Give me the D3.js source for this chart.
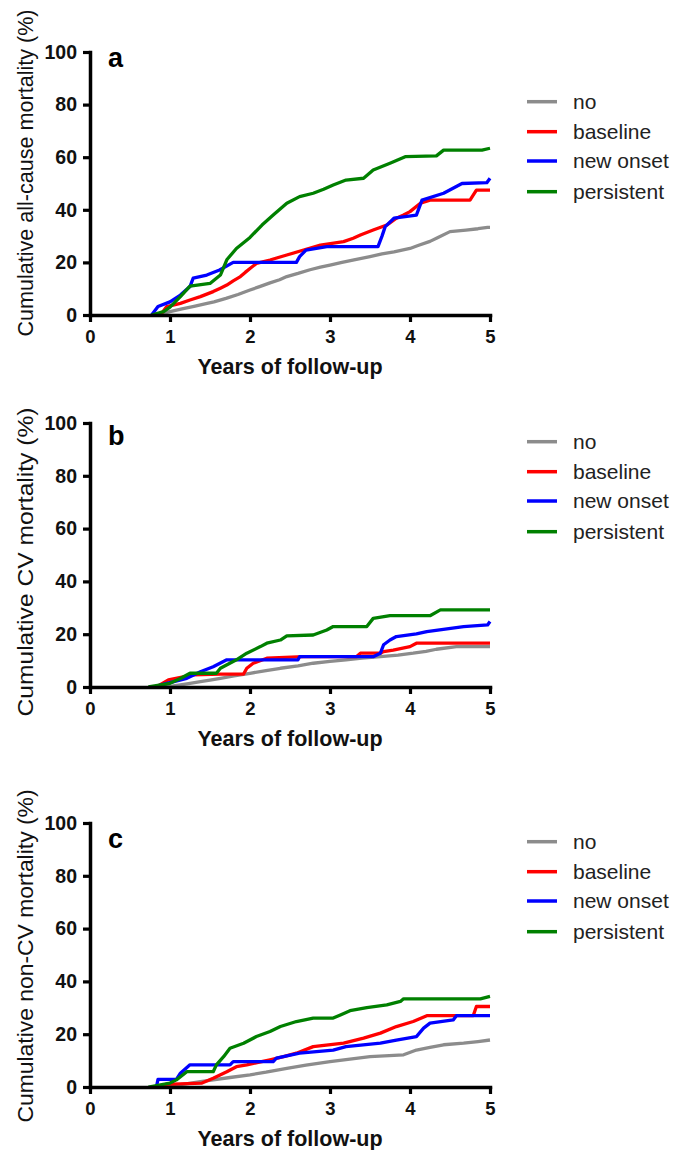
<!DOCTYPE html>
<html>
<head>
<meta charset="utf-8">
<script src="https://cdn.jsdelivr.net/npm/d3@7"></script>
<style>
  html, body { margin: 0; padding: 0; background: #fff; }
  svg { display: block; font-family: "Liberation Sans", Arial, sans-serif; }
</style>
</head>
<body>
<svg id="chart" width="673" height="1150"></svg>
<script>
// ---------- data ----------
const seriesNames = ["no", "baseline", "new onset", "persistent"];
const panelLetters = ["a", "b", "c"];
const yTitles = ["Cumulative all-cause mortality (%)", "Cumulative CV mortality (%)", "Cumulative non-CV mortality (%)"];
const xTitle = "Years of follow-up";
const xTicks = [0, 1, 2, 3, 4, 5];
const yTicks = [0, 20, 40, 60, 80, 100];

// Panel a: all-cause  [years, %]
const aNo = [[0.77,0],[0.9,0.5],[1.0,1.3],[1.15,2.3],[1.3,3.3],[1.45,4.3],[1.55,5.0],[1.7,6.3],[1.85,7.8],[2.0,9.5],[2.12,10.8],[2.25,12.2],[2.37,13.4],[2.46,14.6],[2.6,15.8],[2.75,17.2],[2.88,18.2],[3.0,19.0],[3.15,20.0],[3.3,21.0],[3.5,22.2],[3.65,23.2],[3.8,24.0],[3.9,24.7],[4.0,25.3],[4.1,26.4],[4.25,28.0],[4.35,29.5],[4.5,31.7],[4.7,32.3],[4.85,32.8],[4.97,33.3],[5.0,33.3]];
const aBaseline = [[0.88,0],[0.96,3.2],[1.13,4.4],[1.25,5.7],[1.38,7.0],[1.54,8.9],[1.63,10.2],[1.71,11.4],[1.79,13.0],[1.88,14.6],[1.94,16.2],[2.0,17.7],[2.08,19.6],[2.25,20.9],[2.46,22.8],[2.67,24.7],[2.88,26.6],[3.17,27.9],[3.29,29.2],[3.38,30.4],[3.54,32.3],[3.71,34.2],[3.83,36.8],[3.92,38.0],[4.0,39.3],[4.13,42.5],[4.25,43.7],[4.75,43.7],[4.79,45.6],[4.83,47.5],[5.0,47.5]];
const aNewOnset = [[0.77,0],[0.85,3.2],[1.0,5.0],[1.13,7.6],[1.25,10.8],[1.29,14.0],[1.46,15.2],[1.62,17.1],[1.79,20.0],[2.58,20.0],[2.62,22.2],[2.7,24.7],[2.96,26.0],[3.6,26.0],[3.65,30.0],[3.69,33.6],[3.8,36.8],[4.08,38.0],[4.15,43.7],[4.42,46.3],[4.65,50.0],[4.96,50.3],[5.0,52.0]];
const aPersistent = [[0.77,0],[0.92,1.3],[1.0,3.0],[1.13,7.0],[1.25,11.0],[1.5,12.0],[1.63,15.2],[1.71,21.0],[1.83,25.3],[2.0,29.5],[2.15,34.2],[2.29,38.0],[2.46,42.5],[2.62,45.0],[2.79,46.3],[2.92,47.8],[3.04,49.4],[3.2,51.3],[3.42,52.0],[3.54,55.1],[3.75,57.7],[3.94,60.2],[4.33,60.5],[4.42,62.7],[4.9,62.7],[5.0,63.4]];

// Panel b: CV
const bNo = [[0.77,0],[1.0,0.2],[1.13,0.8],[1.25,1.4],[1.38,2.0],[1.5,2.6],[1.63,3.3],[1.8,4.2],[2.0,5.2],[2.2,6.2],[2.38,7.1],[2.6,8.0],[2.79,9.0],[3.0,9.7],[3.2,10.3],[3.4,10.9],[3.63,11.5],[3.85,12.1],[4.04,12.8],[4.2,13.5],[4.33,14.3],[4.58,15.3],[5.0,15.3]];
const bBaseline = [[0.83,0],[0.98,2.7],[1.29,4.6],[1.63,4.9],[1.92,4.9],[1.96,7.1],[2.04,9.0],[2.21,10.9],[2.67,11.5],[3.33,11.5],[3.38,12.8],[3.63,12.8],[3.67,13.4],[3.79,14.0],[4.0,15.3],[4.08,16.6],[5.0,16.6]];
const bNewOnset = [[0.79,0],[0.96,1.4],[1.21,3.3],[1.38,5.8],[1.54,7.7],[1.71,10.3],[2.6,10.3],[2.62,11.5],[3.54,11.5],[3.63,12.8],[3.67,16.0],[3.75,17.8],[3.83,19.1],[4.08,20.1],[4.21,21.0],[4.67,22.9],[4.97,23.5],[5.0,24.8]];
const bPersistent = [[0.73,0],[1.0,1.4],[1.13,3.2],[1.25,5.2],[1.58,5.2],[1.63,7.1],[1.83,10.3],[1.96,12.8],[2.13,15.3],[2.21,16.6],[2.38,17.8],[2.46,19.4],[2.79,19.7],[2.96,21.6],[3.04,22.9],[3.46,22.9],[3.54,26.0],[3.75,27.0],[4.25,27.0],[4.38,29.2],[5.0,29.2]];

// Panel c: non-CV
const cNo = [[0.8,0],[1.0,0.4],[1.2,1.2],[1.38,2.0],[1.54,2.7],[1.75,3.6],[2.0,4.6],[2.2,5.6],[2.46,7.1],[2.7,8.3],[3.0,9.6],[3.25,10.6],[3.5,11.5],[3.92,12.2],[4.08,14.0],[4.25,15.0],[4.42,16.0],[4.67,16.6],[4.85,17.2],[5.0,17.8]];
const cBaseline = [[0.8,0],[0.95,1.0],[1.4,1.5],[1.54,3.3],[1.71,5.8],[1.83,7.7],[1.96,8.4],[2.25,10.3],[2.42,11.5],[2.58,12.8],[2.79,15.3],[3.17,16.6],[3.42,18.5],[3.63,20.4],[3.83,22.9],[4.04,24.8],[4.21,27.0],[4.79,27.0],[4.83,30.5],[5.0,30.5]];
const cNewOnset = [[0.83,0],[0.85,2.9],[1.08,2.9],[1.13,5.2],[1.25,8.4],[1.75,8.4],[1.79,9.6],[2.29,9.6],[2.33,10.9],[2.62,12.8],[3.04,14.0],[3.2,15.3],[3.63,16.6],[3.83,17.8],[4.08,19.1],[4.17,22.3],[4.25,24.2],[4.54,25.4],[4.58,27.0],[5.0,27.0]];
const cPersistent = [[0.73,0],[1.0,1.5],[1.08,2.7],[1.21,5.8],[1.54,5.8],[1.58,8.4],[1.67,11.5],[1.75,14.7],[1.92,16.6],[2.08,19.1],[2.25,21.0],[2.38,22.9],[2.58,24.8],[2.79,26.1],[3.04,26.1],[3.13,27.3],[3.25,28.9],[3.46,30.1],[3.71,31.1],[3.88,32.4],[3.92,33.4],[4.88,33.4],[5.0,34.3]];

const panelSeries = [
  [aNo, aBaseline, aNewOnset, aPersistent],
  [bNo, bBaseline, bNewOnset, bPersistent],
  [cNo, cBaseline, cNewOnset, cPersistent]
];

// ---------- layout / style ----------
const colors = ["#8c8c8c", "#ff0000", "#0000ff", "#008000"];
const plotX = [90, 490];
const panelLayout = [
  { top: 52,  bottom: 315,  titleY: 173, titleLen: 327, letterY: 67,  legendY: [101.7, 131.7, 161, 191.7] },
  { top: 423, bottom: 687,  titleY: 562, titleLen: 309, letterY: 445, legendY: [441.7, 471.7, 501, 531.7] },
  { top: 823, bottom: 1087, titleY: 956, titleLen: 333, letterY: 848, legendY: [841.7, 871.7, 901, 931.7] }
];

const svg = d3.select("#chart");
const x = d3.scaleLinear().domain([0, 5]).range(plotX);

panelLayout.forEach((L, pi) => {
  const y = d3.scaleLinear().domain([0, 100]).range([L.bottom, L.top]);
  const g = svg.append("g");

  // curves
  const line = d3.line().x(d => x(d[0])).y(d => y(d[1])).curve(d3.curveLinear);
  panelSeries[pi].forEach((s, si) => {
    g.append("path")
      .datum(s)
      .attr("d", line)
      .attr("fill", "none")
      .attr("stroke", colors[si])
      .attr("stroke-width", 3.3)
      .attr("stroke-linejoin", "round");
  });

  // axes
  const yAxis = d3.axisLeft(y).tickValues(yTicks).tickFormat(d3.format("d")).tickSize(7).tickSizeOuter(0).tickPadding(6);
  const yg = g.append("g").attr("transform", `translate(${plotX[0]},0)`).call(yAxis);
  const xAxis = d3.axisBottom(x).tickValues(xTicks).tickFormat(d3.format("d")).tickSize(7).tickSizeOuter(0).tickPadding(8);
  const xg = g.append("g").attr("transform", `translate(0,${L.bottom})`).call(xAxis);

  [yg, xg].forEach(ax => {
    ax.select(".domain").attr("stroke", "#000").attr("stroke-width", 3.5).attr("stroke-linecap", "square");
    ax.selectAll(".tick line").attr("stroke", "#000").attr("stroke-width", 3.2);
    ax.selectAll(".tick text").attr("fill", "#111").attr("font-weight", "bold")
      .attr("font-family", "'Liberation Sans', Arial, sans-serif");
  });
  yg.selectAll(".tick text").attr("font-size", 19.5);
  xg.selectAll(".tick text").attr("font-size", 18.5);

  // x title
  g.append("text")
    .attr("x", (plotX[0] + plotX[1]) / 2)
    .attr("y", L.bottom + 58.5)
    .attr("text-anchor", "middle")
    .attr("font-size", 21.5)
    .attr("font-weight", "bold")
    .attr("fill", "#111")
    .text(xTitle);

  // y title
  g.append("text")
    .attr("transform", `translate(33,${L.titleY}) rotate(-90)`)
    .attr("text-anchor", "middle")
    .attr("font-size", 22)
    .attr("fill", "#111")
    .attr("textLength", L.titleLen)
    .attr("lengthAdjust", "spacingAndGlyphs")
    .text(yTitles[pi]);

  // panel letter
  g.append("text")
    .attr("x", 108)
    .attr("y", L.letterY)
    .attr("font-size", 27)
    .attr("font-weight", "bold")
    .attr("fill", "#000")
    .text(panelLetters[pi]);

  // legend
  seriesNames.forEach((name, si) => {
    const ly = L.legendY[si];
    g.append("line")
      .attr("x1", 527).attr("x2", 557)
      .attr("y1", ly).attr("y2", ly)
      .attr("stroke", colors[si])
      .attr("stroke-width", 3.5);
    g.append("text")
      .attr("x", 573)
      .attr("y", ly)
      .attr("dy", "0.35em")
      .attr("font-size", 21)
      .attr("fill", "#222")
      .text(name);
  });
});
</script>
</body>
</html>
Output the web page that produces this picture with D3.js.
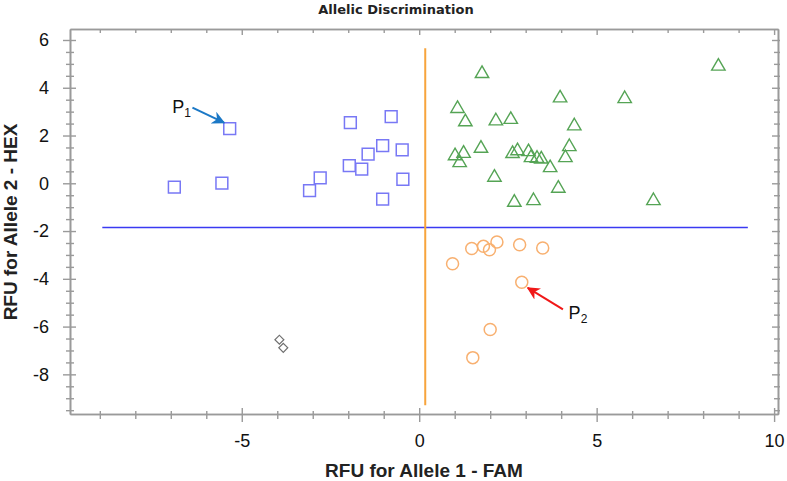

▶ [PROMPT]:
Locate all lines in the listing above with the word "chart" and copy them.

▶ [PROBLEM SOLUTION]:
Give me the D3.js source for this chart.
<svg id="chart" width="673" height="1150"></svg>
const svg = d3.select("#chart");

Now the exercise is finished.